Since the failure to comply with that formal requirement made the proceedings absolutely null and void in accordance with Article 171 of the Code of Criminal Procedure, the Court of Cassation in a judgment of 11 February 1987 declared all the steps of the prosecution and investigation carried out after 5 January 1983, including the charging of the applicant, null and void as having been taken by a judge without jurisdiction and designated the Indictment Division of the Bordeaux Court of Appeal to proceed with the investigation.

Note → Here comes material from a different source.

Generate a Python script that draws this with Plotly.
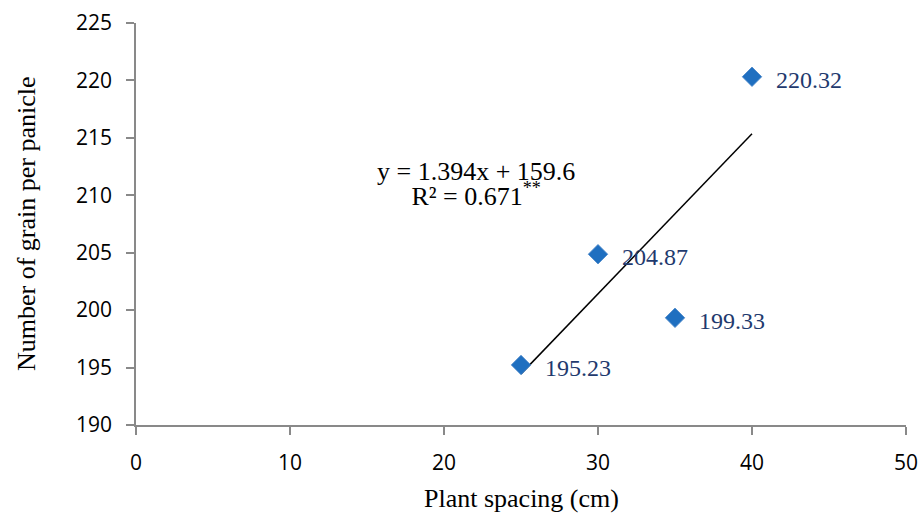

In a judgment of 4 August 1987 the Indictment Division ordered the joinder of the seven sets of proceedings instituted following the complaints lodged before 5 January 1983 and ordered that the investigation be continued, appointing a judge of the Indictment Division to conduct the investigation. In judgments of 9 November and 8 December 1987 the Indictment Division noted that three fresh criminal complaints had been lodged by associations together with applications to join the pending proceedings as an intervening civil party and ordered that these be added to the file. A complaint by two civil parties in March 1982 gave rise to another judgment designating the competent court delivered by the Criminal Division of the Court of Cassation on 9 December 1987 and a judgment of 28 June 1988 in which the Indictment Division ordered the joinder of those proceedings and confirmed the appointment of the judge charged with the investigation. On 2 February 1988 the Indictment Division noted that a new complaint had been lodged on 24 July 1987 together with an application to join the pending proceedings as an intervening civil party and ordered that it be added to the file.